Wānaka man wedged between house and car returns home
Wānaka local Clayton Hope and wife Janice Hughes are overwhelmed by how the community has “wrapped around” them following an accident that caused Mr Hope to be emergency airlifted to hospital last week.
The pair had returned home on Tuesday night after six days at Dunedin Hospital, where they say local Wānaka support still managed to reach them - and it is continuing now they're back.
Ms Hughes says “it’s not been an easy journey”, but due to the support her husband's healing process has accelerated, allowing them to return home to Wānaka earlier than expected.
Despite injuries and being "still pretty banged up", Mr Hope says he is mentally well because there are “5,000 people in the town all supporting me, and that is a huge bonus”.
“One of the biggest things for us, and particularly for me, is just being that support - to open my Facebook and my texts and just have hundreds of positive texts from so many people,” Mr Hope says.
Their car in Wānaka has been driven down to them in Dunedin by members of the community, they have had meals brought to them, and the builders who built their house have come around to clean it up and make it secure.
Ms Hughes says they're really grateful for the support.
“We appreciate everything that everybody's been doing and it's really nice that we live in a community that this actually happens."

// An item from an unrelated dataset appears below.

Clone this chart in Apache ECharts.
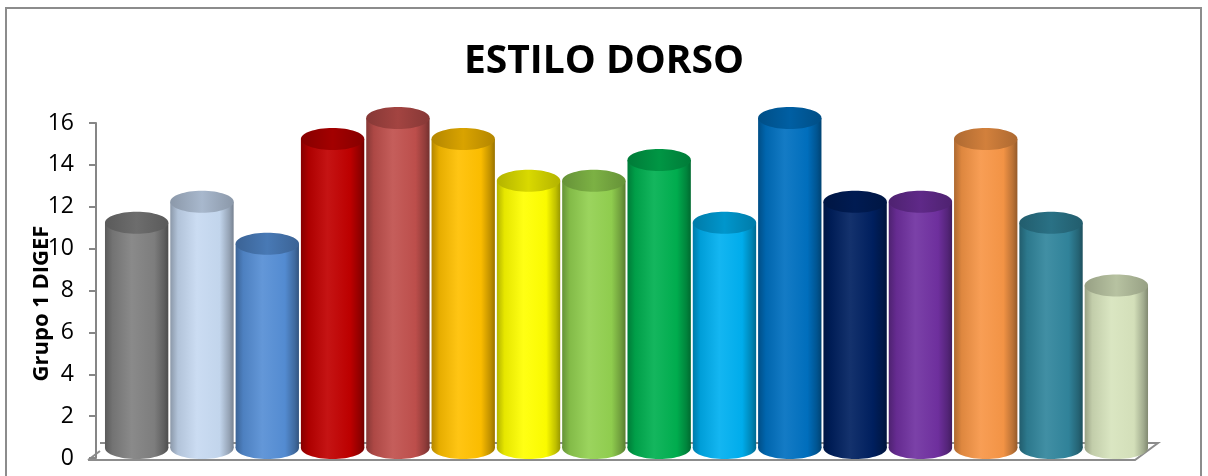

Mr Hope says he has still got major swelling on his leg and bruising on his back.
At the time of the incident, Mr Hope had been heading to work an early morning shift in his job as a New World manager. Leaving his property, he jumped out of the car to open his front gate, but the vehicle rolled back towards the house, catching him as it went and eventually trapping him against a wall.
The pair have again shared their praise for the emergency responders at the scene. Mr Hope says they've previously fundraised for these groups through the Rotary group he's part of.

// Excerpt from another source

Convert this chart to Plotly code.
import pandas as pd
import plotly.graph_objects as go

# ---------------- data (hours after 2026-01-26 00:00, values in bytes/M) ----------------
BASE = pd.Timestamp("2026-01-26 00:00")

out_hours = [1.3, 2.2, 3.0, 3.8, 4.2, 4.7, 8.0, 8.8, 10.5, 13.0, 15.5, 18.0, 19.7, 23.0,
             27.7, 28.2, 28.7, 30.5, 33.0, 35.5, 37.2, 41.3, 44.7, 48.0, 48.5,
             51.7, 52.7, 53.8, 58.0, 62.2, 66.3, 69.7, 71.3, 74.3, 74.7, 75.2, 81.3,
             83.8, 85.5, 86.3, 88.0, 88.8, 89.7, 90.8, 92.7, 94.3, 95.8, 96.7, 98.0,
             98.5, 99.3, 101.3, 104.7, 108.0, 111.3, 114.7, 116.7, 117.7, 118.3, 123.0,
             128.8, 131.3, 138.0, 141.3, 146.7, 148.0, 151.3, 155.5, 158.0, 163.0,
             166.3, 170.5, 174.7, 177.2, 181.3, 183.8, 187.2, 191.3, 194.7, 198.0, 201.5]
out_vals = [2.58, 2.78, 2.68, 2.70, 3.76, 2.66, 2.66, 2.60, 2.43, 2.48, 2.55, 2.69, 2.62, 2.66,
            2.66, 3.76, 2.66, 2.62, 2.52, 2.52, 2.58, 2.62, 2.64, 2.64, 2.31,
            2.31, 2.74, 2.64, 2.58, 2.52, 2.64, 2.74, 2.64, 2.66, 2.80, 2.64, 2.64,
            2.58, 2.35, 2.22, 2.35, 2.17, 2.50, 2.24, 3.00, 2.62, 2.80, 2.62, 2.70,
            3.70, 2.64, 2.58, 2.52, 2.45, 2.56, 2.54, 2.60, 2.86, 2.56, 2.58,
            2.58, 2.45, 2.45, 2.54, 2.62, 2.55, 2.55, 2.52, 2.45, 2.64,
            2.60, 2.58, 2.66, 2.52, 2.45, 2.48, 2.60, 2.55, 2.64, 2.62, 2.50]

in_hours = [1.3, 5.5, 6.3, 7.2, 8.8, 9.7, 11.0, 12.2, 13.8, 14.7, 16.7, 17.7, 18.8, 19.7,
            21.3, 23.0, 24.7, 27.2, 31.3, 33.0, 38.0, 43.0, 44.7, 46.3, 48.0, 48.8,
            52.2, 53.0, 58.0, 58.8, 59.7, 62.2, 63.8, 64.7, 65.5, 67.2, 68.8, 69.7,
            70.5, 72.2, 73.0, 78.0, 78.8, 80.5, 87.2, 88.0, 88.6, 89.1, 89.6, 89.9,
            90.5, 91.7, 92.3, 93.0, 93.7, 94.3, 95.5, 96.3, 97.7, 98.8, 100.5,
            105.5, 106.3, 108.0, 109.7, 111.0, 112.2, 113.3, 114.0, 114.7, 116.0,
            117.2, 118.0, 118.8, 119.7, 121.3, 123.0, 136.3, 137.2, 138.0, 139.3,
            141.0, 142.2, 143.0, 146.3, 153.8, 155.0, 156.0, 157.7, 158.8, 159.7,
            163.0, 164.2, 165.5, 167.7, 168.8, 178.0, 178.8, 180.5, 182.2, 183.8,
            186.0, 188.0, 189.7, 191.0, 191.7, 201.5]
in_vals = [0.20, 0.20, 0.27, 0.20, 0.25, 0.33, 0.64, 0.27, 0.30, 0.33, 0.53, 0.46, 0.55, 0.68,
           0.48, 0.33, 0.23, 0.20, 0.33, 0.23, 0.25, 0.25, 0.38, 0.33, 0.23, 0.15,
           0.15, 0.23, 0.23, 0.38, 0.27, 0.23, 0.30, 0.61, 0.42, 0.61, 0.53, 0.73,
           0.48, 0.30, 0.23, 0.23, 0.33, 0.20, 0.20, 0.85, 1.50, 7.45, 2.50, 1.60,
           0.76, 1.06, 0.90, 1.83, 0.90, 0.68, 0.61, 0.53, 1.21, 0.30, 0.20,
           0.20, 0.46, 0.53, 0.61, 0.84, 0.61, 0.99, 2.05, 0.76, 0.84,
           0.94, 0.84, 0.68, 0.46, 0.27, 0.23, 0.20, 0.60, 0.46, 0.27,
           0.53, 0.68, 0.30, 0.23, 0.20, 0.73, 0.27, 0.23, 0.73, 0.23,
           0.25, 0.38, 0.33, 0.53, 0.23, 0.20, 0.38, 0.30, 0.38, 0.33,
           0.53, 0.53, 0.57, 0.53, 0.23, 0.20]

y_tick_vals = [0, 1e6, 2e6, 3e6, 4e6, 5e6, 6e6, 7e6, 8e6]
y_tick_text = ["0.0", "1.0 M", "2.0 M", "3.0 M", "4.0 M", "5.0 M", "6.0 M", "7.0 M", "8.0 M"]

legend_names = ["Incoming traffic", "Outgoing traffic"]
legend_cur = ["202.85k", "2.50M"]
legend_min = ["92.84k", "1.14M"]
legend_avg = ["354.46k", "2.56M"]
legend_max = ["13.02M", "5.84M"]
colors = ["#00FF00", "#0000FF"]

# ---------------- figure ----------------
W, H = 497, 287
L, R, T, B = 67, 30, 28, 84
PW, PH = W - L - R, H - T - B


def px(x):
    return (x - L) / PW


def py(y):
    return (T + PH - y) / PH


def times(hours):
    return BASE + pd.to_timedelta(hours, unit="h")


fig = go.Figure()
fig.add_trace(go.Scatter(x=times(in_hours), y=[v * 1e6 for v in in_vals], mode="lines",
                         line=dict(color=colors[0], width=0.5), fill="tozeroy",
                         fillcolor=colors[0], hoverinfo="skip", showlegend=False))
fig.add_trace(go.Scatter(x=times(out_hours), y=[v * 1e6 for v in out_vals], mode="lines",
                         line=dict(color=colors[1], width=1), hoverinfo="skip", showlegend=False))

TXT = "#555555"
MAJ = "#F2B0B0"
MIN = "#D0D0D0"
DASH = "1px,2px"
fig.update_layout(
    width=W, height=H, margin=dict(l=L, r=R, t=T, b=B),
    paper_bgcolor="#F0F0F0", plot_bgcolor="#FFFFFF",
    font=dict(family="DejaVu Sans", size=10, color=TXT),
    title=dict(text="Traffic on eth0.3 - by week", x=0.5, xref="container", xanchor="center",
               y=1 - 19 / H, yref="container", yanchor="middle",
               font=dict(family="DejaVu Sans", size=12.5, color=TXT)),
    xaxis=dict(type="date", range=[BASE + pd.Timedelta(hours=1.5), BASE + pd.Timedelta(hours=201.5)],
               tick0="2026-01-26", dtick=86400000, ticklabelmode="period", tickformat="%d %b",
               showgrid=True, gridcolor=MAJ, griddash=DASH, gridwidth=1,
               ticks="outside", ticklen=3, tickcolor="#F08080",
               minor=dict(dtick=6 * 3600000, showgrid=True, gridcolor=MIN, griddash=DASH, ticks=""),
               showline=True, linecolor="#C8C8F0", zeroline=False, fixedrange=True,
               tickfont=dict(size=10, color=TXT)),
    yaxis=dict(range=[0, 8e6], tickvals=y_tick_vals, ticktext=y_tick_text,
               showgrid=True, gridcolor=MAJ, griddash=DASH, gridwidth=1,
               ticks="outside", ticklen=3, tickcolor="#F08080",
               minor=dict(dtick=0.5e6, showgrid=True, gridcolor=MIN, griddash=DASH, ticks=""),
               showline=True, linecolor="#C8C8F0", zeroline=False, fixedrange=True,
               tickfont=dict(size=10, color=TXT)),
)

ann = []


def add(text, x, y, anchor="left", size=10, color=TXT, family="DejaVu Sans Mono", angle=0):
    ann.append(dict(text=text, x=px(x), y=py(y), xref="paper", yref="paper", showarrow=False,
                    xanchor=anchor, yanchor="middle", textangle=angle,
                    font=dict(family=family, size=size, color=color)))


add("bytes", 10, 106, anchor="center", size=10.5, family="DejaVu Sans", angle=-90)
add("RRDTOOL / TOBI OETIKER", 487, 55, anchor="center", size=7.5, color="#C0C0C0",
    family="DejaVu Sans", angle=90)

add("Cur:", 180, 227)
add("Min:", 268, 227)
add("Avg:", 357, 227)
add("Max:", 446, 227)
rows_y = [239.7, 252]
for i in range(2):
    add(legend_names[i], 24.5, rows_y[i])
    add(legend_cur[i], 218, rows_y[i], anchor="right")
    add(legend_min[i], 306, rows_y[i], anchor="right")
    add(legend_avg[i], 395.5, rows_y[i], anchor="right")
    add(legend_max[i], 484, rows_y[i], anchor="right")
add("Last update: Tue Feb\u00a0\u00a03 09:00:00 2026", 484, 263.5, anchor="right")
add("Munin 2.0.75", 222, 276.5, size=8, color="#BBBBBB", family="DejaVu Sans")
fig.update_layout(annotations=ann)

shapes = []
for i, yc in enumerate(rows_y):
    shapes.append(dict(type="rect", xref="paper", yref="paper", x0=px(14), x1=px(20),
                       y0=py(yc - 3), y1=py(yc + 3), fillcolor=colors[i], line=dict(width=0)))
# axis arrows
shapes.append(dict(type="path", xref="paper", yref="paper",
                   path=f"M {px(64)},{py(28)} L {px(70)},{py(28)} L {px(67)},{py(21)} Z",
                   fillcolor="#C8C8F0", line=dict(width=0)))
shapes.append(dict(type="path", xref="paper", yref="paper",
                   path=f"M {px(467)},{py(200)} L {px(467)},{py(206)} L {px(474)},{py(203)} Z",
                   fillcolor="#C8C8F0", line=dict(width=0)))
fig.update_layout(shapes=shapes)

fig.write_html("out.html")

“Just to see some of those things that we've made money for then in turn be saving my life has been beyond words really.”

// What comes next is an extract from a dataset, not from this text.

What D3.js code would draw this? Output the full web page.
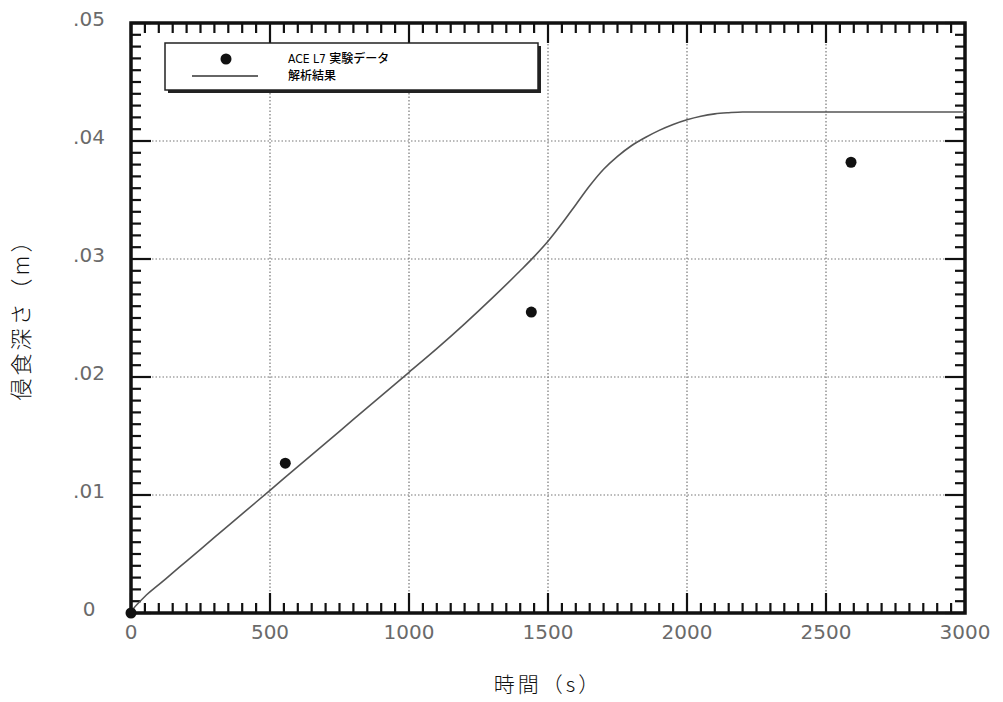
<!DOCTYPE html>
<html><head><meta charset="utf-8">
<script src="https://cdn.jsdelivr.net/npm/d3@7"></script>
<style>body{margin:0;background:#fff}</style>
</head><body>
<svg id="c" width="1003" height="702"></svg>
<script>
// ---- data ----
const xTicks = [0, 500, 1000, 1500, 2000, 2500, 3000];
const xTickLabels = ["0", "500", "1000", "1500", "2000", "2500", "3000"];
const yTicks = [0, 0.01, 0.02, 0.03, 0.04, 0.05];
const yTickLabels = ["0", ".01", ".02", ".03", ".04", ".05"];
const expTime = [0, 555, 1440, 2590];
const expDepth = [0, 0.0127, 0.0255, 0.0382];
const simTime = [0,10,25,50,100,150,200,300,400,500,600,700,800,900,1000,1100,1200,1300,1400,1450,1500,1550,1600,1650,1700,1750,1800,1850,1900,1950,2000,2050,2100,2150,2200,3000];
const simDepth = [0,0.0004,0.0008,0.0014,0.0024,0.0034,0.0044,0.0064,0.0084,0.0104,0.0124,0.0144,0.0164,0.0184,0.0204,0.0224,0.0245,0.0267,0.0290,0.0302,0.0315,0.0330,0.0346,0.0362,0.0376,0.0387,0.0396,0.0403,0.0409,0.0414,0.0418,0.0421,0.0423,0.0424,0.04246,0.04246];
const legendLabels = ["ACE L7 実験データ", "解析結果"];
const xTitle = "時間（s）";
const yTitle = "侵食深さ（m）";

// ---- layout ----
const L = 131, R = 965, T = 23, B = 613;
const svg = d3.select("#c");
const x = d3.scaleLinear().domain([0, 3000]).range([L, R]);
const y = d3.scaleLinear().domain([0, 0.05]).range([B, T]);

// grid
const grid = svg.append("g").attr("stroke", "#777").attr("stroke-width", 1.2).attr("stroke-dasharray", "1.5,2");
grid.selectAll("line.gx").data(xTicks.slice(1, -1)).join("line").attr("class", "gx")
  .attr("x1", d => x(d)).attr("x2", d => x(d)).attr("y1", T).attr("y2", B);
grid.selectAll("line.gy").data(yTicks.slice(1, -1)).join("line").attr("class", "gy")
  .attr("x1", L).attr("x2", R).attr("y1", d => y(d)).attr("y2", d => y(d));

// ticks (inner, all four sides)
const xAll = d3.range(0, 61).map(i => i * 50);
const yAll = d3.range(0, 51).map(i => i / 1000);
const tk = svg.append("g").attr("stroke", "#111").attr("stroke-width", 2.2);
const tLen = (d, i) => (i % 10 === 0 ? 20 : 10);
[B, T].forEach((base, s) => {
  const dir = s === 0 ? -1 : 1;
  tk.append("g").selectAll("line").data(xAll).join("line")
    .attr("x1", d => x(d)).attr("x2", d => x(d))
    .attr("y1", base).attr("y2", (d, i) => base + dir * tLen(d, i));
});
[L, R].forEach((base, s) => {
  const dir = s === 0 ? 1 : -1;
  tk.append("g").selectAll("line").data(yAll).join("line")
    .attr("y1", d => y(d)).attr("y2", d => y(d))
    .attr("x1", base).attr("x2", (d, i) => base + dir * tLen(d, i));
});

// frame
svg.append("rect").attr("x", L).attr("y", T).attr("width", R - L).attr("height", B - T)
  .attr("fill", "none").attr("stroke", "#111").attr("stroke-width", 3.5);

// tick labels
const lblFont = "'DejaVu Sans', Verdana, sans-serif";
svg.append("g").selectAll("text").data(xTicks).join("text")
  .attr("x", d => x(d)).attr("y", 639).attr("text-anchor", "middle")
  .attr("font-family", lblFont).attr("font-size", 20).attr("fill", "#6a6a6a")
  .text((d, i) => xTickLabels[i]);
svg.append("g").selectAll("text").data(yTicks).join("text")
  .attr("x", 89).attr("y", d => y(d) + 3).attr("text-anchor", "middle")
  .attr("font-family", lblFont).attr("font-size", 20).attr("fill", "#6a6a6a")
  .text((d, i) => yTickLabels[i]);

// curve
const line = d3.line().x(d => x(d[0])).y(d => y(d[1])).curve(d3.curveMonotoneX);
svg.append("path").datum(simTime.map((t, i) => [t, simDepth[i]]))
  .attr("d", line).attr("fill", "none").attr("stroke", "#555").attr("stroke-width", 1.6);

// points
svg.append("g").selectAll("circle").data(expTime.map((t, i) => [t, expDepth[i]])).join("circle")
  .attr("cx", d => x(d[0])).attr("cy", d => y(d[1])).attr("r", 5.5).attr("fill", "#111");

// legend
const lg = svg.append("g");
lg.append("rect").attr("x", 168).attr("y", 46).attr("width", 373).attr("height", 47).attr("fill", "#222");
lg.append("rect").attr("x", 165).attr("y", 43).attr("width", 373).attr("height", 47)
  .attr("fill", "#fff").attr("stroke", "#222").attr("stroke-width", 1.5);
lg.append("circle").attr("cx", 226).attr("cy", 59).attr("r", 5.5).attr("fill", "#111");
lg.append("line").attr("x1", 192).attr("x2", 258).attr("y1", 76).attr("y2", 76)
  .attr("stroke", "#333").attr("stroke-width", 1.6);
const legFont = "'DejaVu Sans Condensed', 'Liberation Sans Narrow', 'Noto Sans CJK JP', sans-serif";
lg.selectAll("text").data(legendLabels).join("text")
  .attr("x", 288).attr("y", (d, i) => 63 + i * 17)
  .attr("font-family", legFont).attr("font-size", 12).attr("font-weight", 500).attr("fill", "#000")
  .text(d => d);

// axis titles
const titleFont = "'Noto Sans CJK JP', sans-serif";
svg.append("text").attr("x", 548).attr("y", 692).attr("text-anchor", "middle")
  .attr("font-family", titleFont).attr("font-size", 21).attr("font-weight", 300).attr("fill", "#111")
  .attr("letter-spacing", 3).text(xTitle);
svg.append("text").attr("transform", "translate(29,314) rotate(-90)").attr("text-anchor", "middle")
  .attr("font-family", titleFont).attr("font-size", 22).attr("font-weight", 300).attr("fill", "#111")
  .attr("letter-spacing", 3).text(yTitle);
</script>
</body></html>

Ms Hughes agrees, saying if local firefighters, St John and police hadn’t acted quickly, “it would’ve been a totally different outcome”.
The morning of the accident, Ms Hughes had woken at 4am to the sound of glass smashing and the impact of the car hitting the house - initially thinking it was an earthquake. She had called emergency services, and they had arrived very quickly, before working to successfully free Mr Hope.
“We really need those quick services from the first responders…we are a really long way from anywhere.”
Their experience shows how important it is these services are well-resourced and well-funded, Ms Hughes says.